> _Given problem_
Transcribe the data in full and exactly, omitting any pictures.
#####
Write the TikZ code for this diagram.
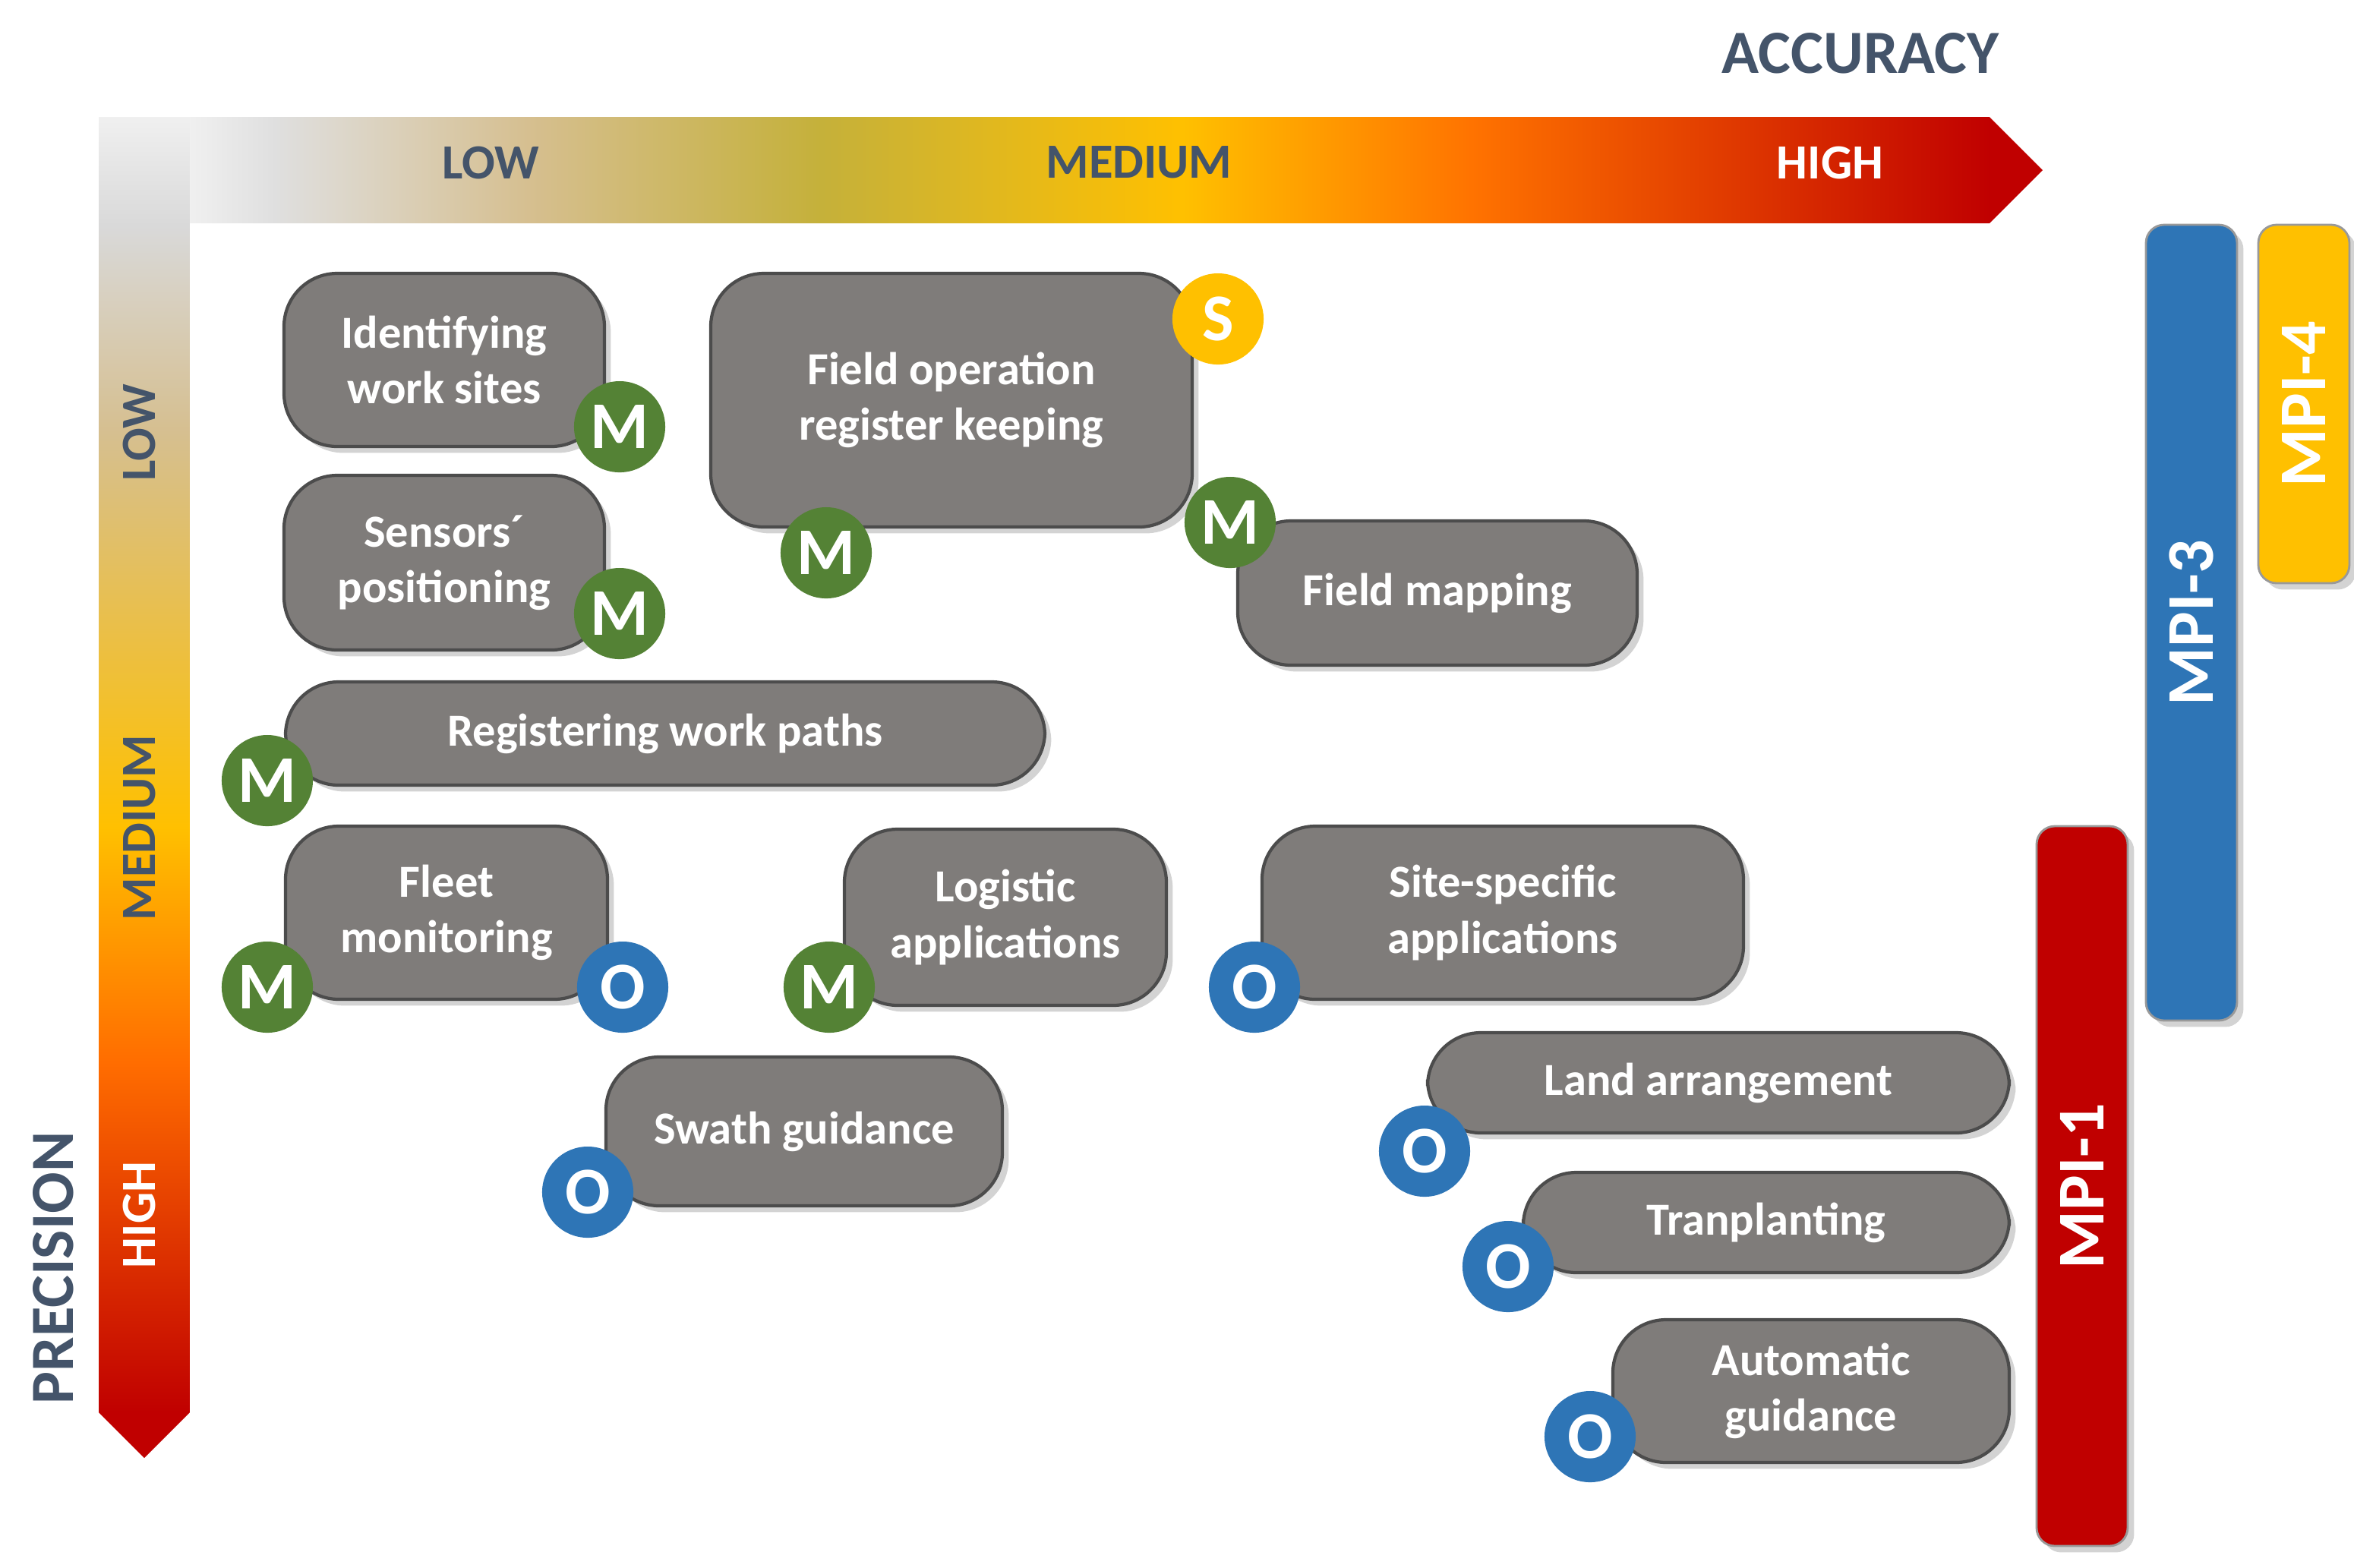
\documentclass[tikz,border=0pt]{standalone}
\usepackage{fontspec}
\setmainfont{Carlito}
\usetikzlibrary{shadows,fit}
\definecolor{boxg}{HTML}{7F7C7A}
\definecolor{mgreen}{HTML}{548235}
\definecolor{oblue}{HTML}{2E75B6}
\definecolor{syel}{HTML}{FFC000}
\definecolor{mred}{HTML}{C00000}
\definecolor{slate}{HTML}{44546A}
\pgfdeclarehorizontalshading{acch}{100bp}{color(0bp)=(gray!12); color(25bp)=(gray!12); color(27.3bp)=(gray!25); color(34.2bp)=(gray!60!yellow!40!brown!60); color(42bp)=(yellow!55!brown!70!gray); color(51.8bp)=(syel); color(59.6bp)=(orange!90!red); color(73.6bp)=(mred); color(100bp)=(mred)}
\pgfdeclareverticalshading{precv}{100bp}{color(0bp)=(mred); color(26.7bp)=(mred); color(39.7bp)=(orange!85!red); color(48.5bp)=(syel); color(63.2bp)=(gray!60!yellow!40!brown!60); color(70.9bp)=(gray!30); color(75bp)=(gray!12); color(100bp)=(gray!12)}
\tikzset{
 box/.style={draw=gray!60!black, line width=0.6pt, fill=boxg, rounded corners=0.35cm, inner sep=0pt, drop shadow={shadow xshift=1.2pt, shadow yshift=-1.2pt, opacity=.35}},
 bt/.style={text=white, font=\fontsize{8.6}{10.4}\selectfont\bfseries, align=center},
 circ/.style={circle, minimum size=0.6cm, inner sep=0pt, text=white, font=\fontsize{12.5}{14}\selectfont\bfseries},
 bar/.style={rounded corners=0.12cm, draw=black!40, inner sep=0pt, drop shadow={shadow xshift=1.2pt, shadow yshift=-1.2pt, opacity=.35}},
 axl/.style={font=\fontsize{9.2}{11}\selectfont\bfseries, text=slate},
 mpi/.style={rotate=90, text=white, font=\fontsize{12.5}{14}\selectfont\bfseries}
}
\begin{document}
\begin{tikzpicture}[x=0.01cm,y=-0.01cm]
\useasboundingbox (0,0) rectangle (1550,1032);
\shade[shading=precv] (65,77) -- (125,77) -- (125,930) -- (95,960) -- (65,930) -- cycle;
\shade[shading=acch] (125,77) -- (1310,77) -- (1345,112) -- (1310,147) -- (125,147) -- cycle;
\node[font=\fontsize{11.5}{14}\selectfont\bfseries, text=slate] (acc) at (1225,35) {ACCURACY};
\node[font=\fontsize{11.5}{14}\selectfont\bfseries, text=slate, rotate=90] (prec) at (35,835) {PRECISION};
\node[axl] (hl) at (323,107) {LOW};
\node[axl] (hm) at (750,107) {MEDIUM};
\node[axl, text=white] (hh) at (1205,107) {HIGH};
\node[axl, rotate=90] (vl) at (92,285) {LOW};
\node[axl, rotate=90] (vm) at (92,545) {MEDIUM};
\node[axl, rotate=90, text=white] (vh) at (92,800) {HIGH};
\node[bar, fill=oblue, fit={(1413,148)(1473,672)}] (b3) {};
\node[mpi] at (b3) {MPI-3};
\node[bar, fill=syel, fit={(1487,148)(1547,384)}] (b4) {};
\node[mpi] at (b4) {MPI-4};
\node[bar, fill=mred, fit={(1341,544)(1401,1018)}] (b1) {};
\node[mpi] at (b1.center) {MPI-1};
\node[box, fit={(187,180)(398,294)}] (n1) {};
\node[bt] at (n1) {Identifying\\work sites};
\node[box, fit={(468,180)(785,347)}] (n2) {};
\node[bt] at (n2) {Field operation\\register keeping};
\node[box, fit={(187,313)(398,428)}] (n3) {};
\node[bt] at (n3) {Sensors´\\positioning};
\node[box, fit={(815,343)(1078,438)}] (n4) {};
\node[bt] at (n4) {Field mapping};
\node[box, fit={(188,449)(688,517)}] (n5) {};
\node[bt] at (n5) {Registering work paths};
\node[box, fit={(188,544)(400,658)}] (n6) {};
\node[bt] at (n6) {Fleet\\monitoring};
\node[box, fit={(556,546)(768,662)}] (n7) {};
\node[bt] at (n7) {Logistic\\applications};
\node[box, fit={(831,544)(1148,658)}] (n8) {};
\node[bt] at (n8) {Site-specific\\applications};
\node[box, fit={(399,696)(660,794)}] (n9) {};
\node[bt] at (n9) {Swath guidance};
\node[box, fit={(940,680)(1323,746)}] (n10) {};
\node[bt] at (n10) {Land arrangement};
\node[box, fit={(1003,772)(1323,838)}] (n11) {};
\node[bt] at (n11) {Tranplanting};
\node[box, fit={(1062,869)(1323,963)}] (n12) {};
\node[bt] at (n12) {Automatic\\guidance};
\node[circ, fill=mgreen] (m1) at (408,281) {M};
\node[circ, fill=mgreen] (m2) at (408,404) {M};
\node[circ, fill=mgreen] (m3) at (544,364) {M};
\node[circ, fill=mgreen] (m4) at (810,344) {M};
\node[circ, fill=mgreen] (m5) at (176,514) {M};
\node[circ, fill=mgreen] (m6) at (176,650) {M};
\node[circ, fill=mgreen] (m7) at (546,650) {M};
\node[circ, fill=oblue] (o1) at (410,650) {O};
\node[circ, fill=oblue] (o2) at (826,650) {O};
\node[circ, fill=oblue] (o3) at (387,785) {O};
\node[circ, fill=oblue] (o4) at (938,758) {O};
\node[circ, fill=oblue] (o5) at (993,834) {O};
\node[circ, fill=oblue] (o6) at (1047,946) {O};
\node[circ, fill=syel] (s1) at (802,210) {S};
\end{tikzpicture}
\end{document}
#####
> _Written solution_
Write the TikZ code for this diagram.
\documentclass[tikz,border=0pt]{standalone}
\usepackage{fontspec}
\setmainfont{Carlito}
\usetikzlibrary{shadows,fit}
\definecolor{boxg}{HTML}{7F7C7A}
\definecolor{mgreen}{HTML}{548235}
\definecolor{oblue}{HTML}{2E75B6}
\definecolor{syel}{HTML}{FFC000}
\definecolor{mred}{HTML}{C00000}
\definecolor{slate}{HTML}{44546A}
\pgfdeclarehorizontalshading{acch}{100bp}{color(0bp)=(gray!12); color(25bp)=(gray!12); color(27.3bp)=(gray!25); color(34.2bp)=(gray!60!yellow!40!brown!60); color(42bp)=(yellow!55!brown!70!gray); color(51.8bp)=(syel); color(59.6bp)=(orange!90!red); color(73.6bp)=(mred); color(100bp)=(mred)}
\pgfdeclareverticalshading{precv}{100bp}{color(0bp)=(mred); color(26.7bp)=(mred); color(39.7bp)=(orange!85!red); color(48.5bp)=(syel); color(63.2bp)=(gray!60!yellow!40!brown!60); color(70.9bp)=(gray!30); color(75bp)=(gray!12); color(100bp)=(gray!12)}
\tikzset{
 box/.style={draw=gray!60!black, line width=0.6pt, fill=boxg, rounded corners=0.35cm, inner sep=0pt, drop shadow={shadow xshift=1.2pt, shadow yshift=-1.2pt, opacity=.35}},
 bt/.style={text=white, font=\fontsize{8.6}{10.4}\selectfont\bfseries, align=center},
 circ/.style={circle, minimum size=0.6cm, inner sep=0pt, text=white, font=\fontsize{12.5}{14}\selectfont\bfseries},
 bar/.style={rounded corners=0.12cm, draw=black!40, inner sep=0pt, drop shadow={shadow xshift=1.2pt, shadow yshift=-1.2pt, opacity=.35}},
 axl/.style={font=\fontsize{9.2}{11}\selectfont\bfseries, text=slate},
 mpi/.style={rotate=90, text=white, font=\fontsize{12.5}{14}\selectfont\bfseries}
}
\begin{document}
\begin{tikzpicture}[x=0.01cm,y=-0.01cm]
\useasboundingbox (0,0) rectangle (1550,1032);
\shade[shading=precv] (65,77) -- (125,77) -- (125,930) -- (95,960) -- (65,930) -- cycle;
\shade[shading=acch] (125,77) -- (1310,77) -- (1345,112) -- (1310,147) -- (125,147) -- cycle;
\node[font=\fontsize{11.5}{14}\selectfont\bfseries, text=slate] (acc) at (1225,35) {ACCURACY};
\node[font=\fontsize{11.5}{14}\selectfont\bfseries, text=slate, rotate=90] (prec) at (35,835) {PRECISION};
\node[axl] (hl) at (323,107) {LOW};
\node[axl] (hm) at (750,107) {MEDIUM};
\node[axl, text=white] (hh) at (1205,107) {HIGH};
\node[axl, rotate=90] (vl) at (92,285) {LOW};
\node[axl, rotate=90] (vm) at (92,545) {MEDIUM};
\node[axl, rotate=90, text=white] (vh) at (92,800) {HIGH};
\node[bar, fill=oblue, fit={(1413,148)(1473,672)}] (b3) {};
\node[mpi] at (b3) {MPI-3};
\node[bar, fill=syel, fit={(1487,148)(1547,384)}] (b4) {};
\node[mpi] at (b4) {MPI-4};
\node[bar, fill=mred, fit={(1341,544)(1401,1018)}] (b1) {};
\node[mpi] at (b1.center) {MPI-1};
\node[box, fit={(187,180)(398,294)}] (n1) {};
\node[bt] at (n1) {Identifying\\work sites};
\node[box, fit={(468,180)(785,347)}] (n2) {};
\node[bt] at (n2) {Field operation\\register keeping};
\node[box, fit={(187,313)(398,428)}] (n3) {};
\node[bt] at (n3) {Sensors´\\positioning};
\node[box, fit={(815,343)(1078,438)}] (n4) {};
\node[bt] at (n4) {Field mapping};
\node[box, fit={(188,449)(688,517)}] (n5) {};
\node[bt] at (n5) {Registering work paths};
\node[box, fit={(188,544)(400,658)}] (n6) {};
\node[bt] at (n6) {Fleet\\monitoring};
\node[box, fit={(556,546)(768,662)}] (n7) {};
\node[bt] at (n7) {Logistic\\applications};
\node[box, fit={(831,544)(1148,658)}] (n8) {};
\node[bt] at (n8) {Site-specific\\applications};
\node[box, fit={(399,696)(660,794)}] (n9) {};
\node[bt] at (n9) {Swath guidance};
\node[box, fit={(940,680)(1323,746)}] (n10) {};
\node[bt] at (n10) {Land arrangement};
\node[box, fit={(1003,772)(1323,838)}] (n11) {};
\node[bt] at (n11) {Tranplanting};
\node[box, fit={(1062,869)(1323,963)}] (n12) {};
\node[bt] at (n12) {Automatic\\guidance};
\node[circ, fill=mgreen] (m1) at (408,281) {M};
\node[circ, fill=mgreen] (m2) at (408,404) {M};
\node[circ, fill=mgreen] (m3) at (544,364) {M};
\node[circ, fill=mgreen] (m4) at (810,344) {M};
\node[circ, fill=mgreen] (m5) at (176,514) {M};
\node[circ, fill=mgreen] (m6) at (176,650) {M};
\node[circ, fill=mgreen] (m7) at (546,650) {M};
\node[circ, fill=oblue] (o1) at (410,650) {O};
\node[circ, fill=oblue] (o2) at (826,650) {O};
\node[circ, fill=oblue] (o3) at (387,785) {O};
\node[circ, fill=oblue] (o4) at (938,758) {O};
\node[circ, fill=oblue] (o5) at (993,834) {O};
\node[circ, fill=oblue] (o6) at (1047,946) {O};
\node[circ, fill=syel] (s1) at (802,210) {S};
\end{tikzpicture}
\end{document}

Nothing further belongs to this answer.